Copy out the data exactly, leaving the pictures behind.

DATA LINES:
____
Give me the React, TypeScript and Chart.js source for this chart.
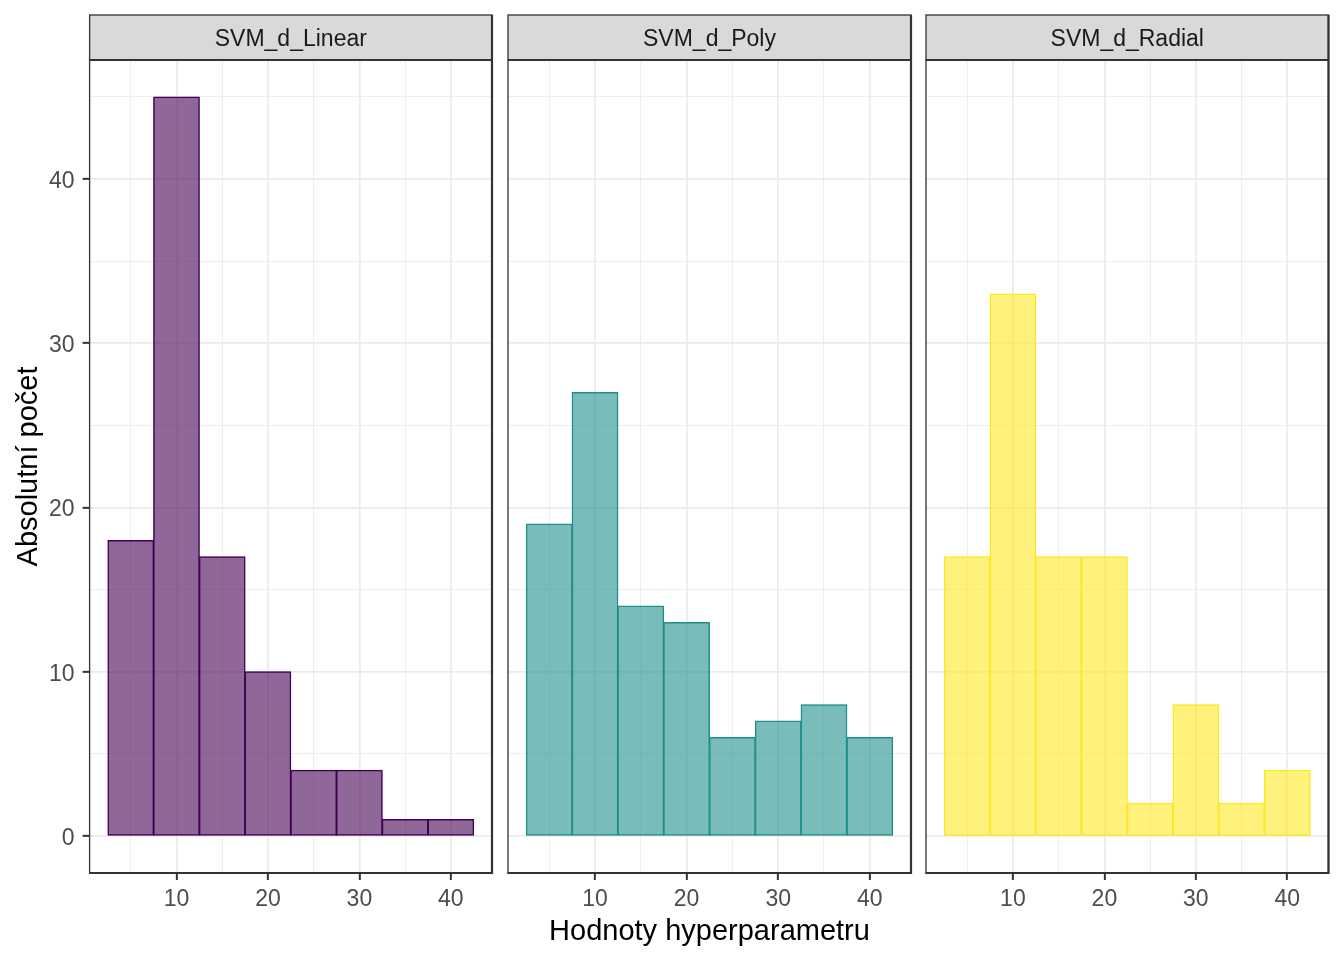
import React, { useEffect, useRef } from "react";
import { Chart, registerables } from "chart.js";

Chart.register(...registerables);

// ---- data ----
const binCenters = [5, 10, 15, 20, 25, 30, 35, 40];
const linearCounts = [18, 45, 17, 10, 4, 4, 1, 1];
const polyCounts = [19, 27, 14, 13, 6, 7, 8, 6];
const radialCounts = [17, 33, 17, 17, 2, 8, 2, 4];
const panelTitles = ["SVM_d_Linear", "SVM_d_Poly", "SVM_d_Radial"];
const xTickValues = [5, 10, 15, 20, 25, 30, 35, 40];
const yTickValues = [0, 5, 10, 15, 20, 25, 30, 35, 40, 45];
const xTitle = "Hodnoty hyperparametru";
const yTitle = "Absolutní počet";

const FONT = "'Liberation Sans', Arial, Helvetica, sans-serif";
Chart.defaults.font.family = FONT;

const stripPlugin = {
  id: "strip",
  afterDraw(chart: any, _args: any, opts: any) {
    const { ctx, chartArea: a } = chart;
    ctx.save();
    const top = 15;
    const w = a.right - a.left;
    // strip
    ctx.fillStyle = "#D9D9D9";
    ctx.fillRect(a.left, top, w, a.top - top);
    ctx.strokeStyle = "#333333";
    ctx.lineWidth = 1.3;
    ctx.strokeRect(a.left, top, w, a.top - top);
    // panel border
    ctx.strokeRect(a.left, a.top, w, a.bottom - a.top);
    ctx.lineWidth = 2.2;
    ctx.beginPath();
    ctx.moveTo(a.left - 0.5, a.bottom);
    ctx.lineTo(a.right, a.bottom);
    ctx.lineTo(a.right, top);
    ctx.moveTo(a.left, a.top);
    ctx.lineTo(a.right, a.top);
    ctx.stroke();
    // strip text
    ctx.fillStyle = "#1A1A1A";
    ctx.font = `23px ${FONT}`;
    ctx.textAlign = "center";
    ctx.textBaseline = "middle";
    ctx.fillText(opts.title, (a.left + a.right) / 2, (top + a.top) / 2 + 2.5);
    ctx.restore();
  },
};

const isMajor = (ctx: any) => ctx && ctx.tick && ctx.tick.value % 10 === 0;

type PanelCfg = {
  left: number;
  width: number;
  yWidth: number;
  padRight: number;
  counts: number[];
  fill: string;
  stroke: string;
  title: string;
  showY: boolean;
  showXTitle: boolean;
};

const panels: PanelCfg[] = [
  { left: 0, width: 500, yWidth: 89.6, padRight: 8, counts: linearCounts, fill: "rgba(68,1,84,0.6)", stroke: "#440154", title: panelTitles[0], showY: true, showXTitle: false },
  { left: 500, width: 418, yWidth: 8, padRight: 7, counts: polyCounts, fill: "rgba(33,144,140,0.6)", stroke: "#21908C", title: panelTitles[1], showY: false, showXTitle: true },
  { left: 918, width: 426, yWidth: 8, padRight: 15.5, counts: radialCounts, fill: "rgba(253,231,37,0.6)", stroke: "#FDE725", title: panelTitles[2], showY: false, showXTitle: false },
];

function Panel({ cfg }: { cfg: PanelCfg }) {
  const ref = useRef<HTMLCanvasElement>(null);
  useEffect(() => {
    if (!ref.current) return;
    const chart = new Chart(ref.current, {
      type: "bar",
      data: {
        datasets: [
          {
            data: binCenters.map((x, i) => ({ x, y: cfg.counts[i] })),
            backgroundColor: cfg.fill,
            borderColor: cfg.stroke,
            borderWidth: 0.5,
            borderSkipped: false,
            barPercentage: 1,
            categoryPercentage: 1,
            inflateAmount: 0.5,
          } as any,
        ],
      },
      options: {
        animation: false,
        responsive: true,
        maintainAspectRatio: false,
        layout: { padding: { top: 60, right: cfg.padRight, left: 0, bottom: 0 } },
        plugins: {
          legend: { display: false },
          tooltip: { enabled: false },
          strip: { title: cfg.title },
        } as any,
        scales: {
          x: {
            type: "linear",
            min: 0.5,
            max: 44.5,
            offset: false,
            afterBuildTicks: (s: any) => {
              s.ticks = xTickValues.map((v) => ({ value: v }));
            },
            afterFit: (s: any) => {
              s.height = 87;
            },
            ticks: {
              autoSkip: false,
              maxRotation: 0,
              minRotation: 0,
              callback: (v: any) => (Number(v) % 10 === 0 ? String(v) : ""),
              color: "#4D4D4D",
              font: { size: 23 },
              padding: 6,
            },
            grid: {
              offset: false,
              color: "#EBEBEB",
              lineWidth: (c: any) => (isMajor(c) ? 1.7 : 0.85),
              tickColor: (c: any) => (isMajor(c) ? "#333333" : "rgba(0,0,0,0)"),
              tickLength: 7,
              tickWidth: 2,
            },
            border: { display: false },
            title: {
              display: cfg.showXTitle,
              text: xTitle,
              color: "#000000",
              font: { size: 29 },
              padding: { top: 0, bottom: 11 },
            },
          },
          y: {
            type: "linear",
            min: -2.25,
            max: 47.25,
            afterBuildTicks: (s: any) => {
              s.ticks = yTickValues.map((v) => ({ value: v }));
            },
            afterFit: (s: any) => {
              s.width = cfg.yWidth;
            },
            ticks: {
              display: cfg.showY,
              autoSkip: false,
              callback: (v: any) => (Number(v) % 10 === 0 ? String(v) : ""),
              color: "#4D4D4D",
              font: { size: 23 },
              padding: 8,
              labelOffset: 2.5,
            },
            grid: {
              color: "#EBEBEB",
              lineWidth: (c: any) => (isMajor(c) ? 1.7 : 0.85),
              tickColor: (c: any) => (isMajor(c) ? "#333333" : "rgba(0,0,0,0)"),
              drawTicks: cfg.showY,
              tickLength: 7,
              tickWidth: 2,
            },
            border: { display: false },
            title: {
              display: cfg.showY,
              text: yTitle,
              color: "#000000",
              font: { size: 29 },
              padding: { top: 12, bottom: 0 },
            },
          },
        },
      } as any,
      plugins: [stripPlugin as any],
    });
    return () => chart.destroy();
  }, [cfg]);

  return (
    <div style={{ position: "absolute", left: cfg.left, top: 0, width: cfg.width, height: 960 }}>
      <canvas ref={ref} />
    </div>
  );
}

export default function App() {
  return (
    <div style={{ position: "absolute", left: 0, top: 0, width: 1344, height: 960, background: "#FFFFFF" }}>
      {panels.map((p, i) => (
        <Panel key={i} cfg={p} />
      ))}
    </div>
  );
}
____
EXERCISE RESPONSE:
Give me the React, TypeScript and Chart.js source for this chart.
import React, { useEffect, useRef } from "react";
import { Chart, registerables } from "chart.js";

Chart.register(...registerables);

// ---- data ----
const binCenters = [5, 10, 15, 20, 25, 30, 35, 40];
const linearCounts = [18, 45, 17, 10, 4, 4, 1, 1];
const polyCounts = [19, 27, 14, 13, 6, 7, 8, 6];
const radialCounts = [17, 33, 17, 17, 2, 8, 2, 4];
const panelTitles = ["SVM_d_Linear", "SVM_d_Poly", "SVM_d_Radial"];
const xTickValues = [5, 10, 15, 20, 25, 30, 35, 40];
const yTickValues = [0, 5, 10, 15, 20, 25, 30, 35, 40, 45];
const xTitle = "Hodnoty hyperparametru";
const yTitle = "Absolutní počet";

const FONT = "'Liberation Sans', Arial, Helvetica, sans-serif";
Chart.defaults.font.family = FONT;

const stripPlugin = {
  id: "strip",
  afterDraw(chart: any, _args: any, opts: any) {
    const { ctx, chartArea: a } = chart;
    ctx.save();
    const top = 15;
    const w = a.right - a.left;
    // strip
    ctx.fillStyle = "#D9D9D9";
    ctx.fillRect(a.left, top, w, a.top - top);
    ctx.strokeStyle = "#333333";
    ctx.lineWidth = 1.3;
    ctx.strokeRect(a.left, top, w, a.top - top);
    // panel border
    ctx.strokeRect(a.left, a.top, w, a.bottom - a.top);
    ctx.lineWidth = 2.2;
    ctx.beginPath();
    ctx.moveTo(a.left - 0.5, a.bottom);
    ctx.lineTo(a.right, a.bottom);
    ctx.lineTo(a.right, top);
    ctx.moveTo(a.left, a.top);
    ctx.lineTo(a.right, a.top);
    ctx.stroke();
    // strip text
    ctx.fillStyle = "#1A1A1A";
    ctx.font = `23px ${FONT}`;
    ctx.textAlign = "center";
    ctx.textBaseline = "middle";
    ctx.fillText(opts.title, (a.left + a.right) / 2, (top + a.top) / 2 + 2.5);
    ctx.restore();
  },
};

const isMajor = (ctx: any) => ctx && ctx.tick && ctx.tick.value % 10 === 0;

type PanelCfg = {
  left: number;
  width: number;
  yWidth: number;
  padRight: number;
  counts: number[];
  fill: string;
  stroke: string;
  title: string;
  showY: boolean;
  showXTitle: boolean;
};

const panels: PanelCfg[] = [
  { left: 0, width: 500, yWidth: 89.6, padRight: 8, counts: linearCounts, fill: "rgba(68,1,84,0.6)", stroke: "#440154", title: panelTitles[0], showY: true, showXTitle: false },
  { left: 500, width: 418, yWidth: 8, padRight: 7, counts: polyCounts, fill: "rgba(33,144,140,0.6)", stroke: "#21908C", title: panelTitles[1], showY: false, showXTitle: true },
  { left: 918, width: 426, yWidth: 8, padRight: 15.5, counts: radialCounts, fill: "rgba(253,231,37,0.6)", stroke: "#FDE725", title: panelTitles[2], showY: false, showXTitle: false },
];

function Panel({ cfg }: { cfg: PanelCfg }) {
  const ref = useRef<HTMLCanvasElement>(null);
  useEffect(() => {
    if (!ref.current) return;
    const chart = new Chart(ref.current, {
      type: "bar",
      data: {
        datasets: [
          {
            data: binCenters.map((x, i) => ({ x, y: cfg.counts[i] })),
            backgroundColor: cfg.fill,
            borderColor: cfg.stroke,
            borderWidth: 0.5,
            borderSkipped: false,
            barPercentage: 1,
            categoryPercentage: 1,
            inflateAmount: 0.5,
          } as any,
        ],
      },
      options: {
        animation: false,
        responsive: true,
        maintainAspectRatio: false,
        layout: { padding: { top: 60, right: cfg.padRight, left: 0, bottom: 0 } },
        plugins: {
          legend: { display: false },
          tooltip: { enabled: false },
          strip: { title: cfg.title },
        } as any,
        scales: {
          x: {
            type: "linear",
            min: 0.5,
            max: 44.5,
            offset: false,
            afterBuildTicks: (s: any) => {
              s.ticks = xTickValues.map((v) => ({ value: v }));
            },
            afterFit: (s: any) => {
              s.height = 87;
            },
            ticks: {
              autoSkip: false,
              maxRotation: 0,
              minRotation: 0,
              callback: (v: any) => (Number(v) % 10 === 0 ? String(v) : ""),
              color: "#4D4D4D",
              font: { size: 23 },
              padding: 6,
            },
            grid: {
              offset: false,
              color: "#EBEBEB",
              lineWidth: (c: any) => (isMajor(c) ? 1.7 : 0.85),
              tickColor: (c: any) => (isMajor(c) ? "#333333" : "rgba(0,0,0,0)"),
              tickLength: 7,
              tickWidth: 2,
            },
            border: { display: false },
            title: {
              display: cfg.showXTitle,
              text: xTitle,
              color: "#000000",
              font: { size: 29 },
              padding: { top: 0, bottom: 11 },
            },
          },
          y: {
            type: "linear",
            min: -2.25,
            max: 47.25,
            afterBuildTicks: (s: any) => {
              s.ticks = yTickValues.map((v) => ({ value: v }));
            },
            afterFit: (s: any) => {
              s.width = cfg.yWidth;
            },
            ticks: {
              display: cfg.showY,
              autoSkip: false,
              callback: (v: any) => (Number(v) % 10 === 0 ? String(v) : ""),
              color: "#4D4D4D",
              font: { size: 23 },
              padding: 8,
              labelOffset: 2.5,
            },
            grid: {
              color: "#EBEBEB",
              lineWidth: (c: any) => (isMajor(c) ? 1.7 : 0.85),
              tickColor: (c: any) => (isMajor(c) ? "#333333" : "rgba(0,0,0,0)"),
              drawTicks: cfg.showY,
              tickLength: 7,
              tickWidth: 2,
            },
            border: { display: false },
            title: {
              display: cfg.showY,
              text: yTitle,
              color: "#000000",
              font: { size: 29 },
              padding: { top: 12, bottom: 0 },
            },
          },
        },
      } as any,
      plugins: [stripPlugin as any],
    });
    return () => chart.destroy();
  }, [cfg]);

  return (
    <div style={{ position: "absolute", left: cfg.left, top: 0, width: cfg.width, height: 960 }}>
      <canvas ref={ref} />
    </div>
  );
}

export default function App() {
  return (
    <div style={{ position: "absolute", left: 0, top: 0, width: 1344, height: 960, background: "#FFFFFF" }}>
      {panels.map((p, i) => (
        <Panel key={i} cfg={p} />
      ))}
    </div>
  );
}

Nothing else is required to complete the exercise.